Human Papilloma Virus (HPV) is the most common sexually transmitted disease worldwide. It is spread by genital skin-to-skin contact, and can cause both genital warts (benign) and cervical cancer. HPV infection has also been linked to cancer of the vulva and vagina in women and cancer of the penis in men. It is also linked to mouth and throat cancer as well as cancer of the anus in both men and women.
Seventy-five percent of sexually active adults contract HPV before they turn 50. Most patients infected with HPV have no signs or symptoms, and 90% of infections clear within 2 years without any treatment. In 10% to 20% of women, the HPV infection does not clear up. This raises the risk of pre-cancer and then cancer of the cervix.
There are over 100 types of HPV. HPV is classified as either high-or low-risk based upon whether it can cause cervical cancer.

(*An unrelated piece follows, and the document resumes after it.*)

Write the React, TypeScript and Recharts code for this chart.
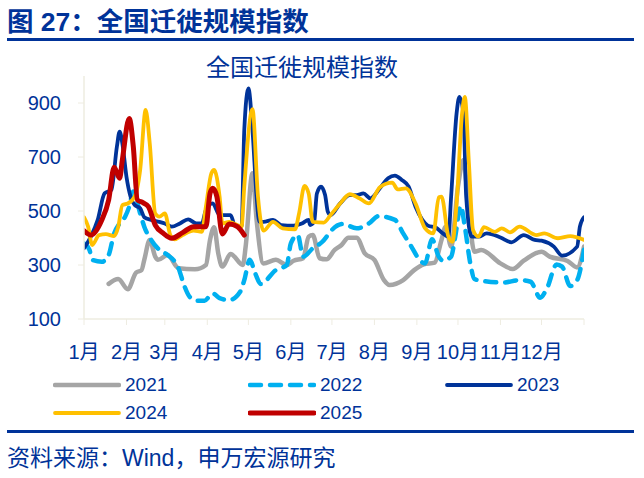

At least 13 of the HPV virus types can cause cervical cancer.
HPV types 16 and 18 cause 70% of cervical cancer.
Types 31, 33, 45, 52, and 58 are also high-risk, and are responsible for 19% of cervical cancer cases.
HPV types 6 and 11 cause 90% of genital warts.
HPV is responsible for virtually ALL cases of cervical cancer. Cervical cancer is the 4th most common cancer in women, with about 500,000 new cases per year worldwide. More than 270,000 women die every year from cervical cancer. Most (85%) of these deaths occur in low- and middle-income countries. Cancer associated with HPV takes 15-20 years to develop, and early testing can help detect it. Early treatment of pre-cancerous lesions prevents 80% of cervical cancer later on.
There are 3 vaccines currently available that protect against becoming infected with HPV. The first vaccine was approved by the FDA in 2006. These vaccines are made in a lab from virus-like particles and contain NO DNA or live viruses. They do NOT treat HPV infection or cancer. After vaccination, protection has been shown to last for up to 8-10 years, and longer studies are ongoing. The vaccines are most effective when given PRIOR to exposure—before first sexual activity. The World Health Organization recommends vaccinating girls between the ages of 9 to 13, before they become sexually active. For females under 15 years of age, a 2-dose schedule over 6 months is recommended. For females 15 or older, a 3-dose schedule over 6 months is recommended. In studies, HPV vaccines show nearly 100% efficiency at preventing precancerous lesions of the cervix.
There are 3 available vaccines against HPV, and they each protect against different strains of the virus:
Protects against infection from HPV types 6, 11, 16 and 18
Protects against infection from HPV types 6, 11, 16, 18, 31, 33, 45, 52, and 58
Protects against infection from HPV types 16 and 18
Like all vaccines, the HPV vaccine can have side effects. Most common are injection site pain and swelling. So far, there have been no serious side effects caused by the vaccine.
Recently, there has been exciting news published on the benefits of the quadrivalent (Gardasil®, 6/11/16/18) vaccine after a decade of experience with its use. Over 6 years, infection with HPV (types 6/11/16/18) went down by about 90% in females vaccinated in Australia and the United States.After years of the vaccine being used in Australia, there was an estimated 90% reduction in genital warts. Reductions in precancerous lesions are different depending upon where the study was and the group studied. In areas with high levels of immunizations, there was up to an 85% reduction in precancerous lesions. Reductions favor those vaccinated at younger ages. While reductions in cervical cancer rates will take more time to know for sure, this 10 years of information is very good news.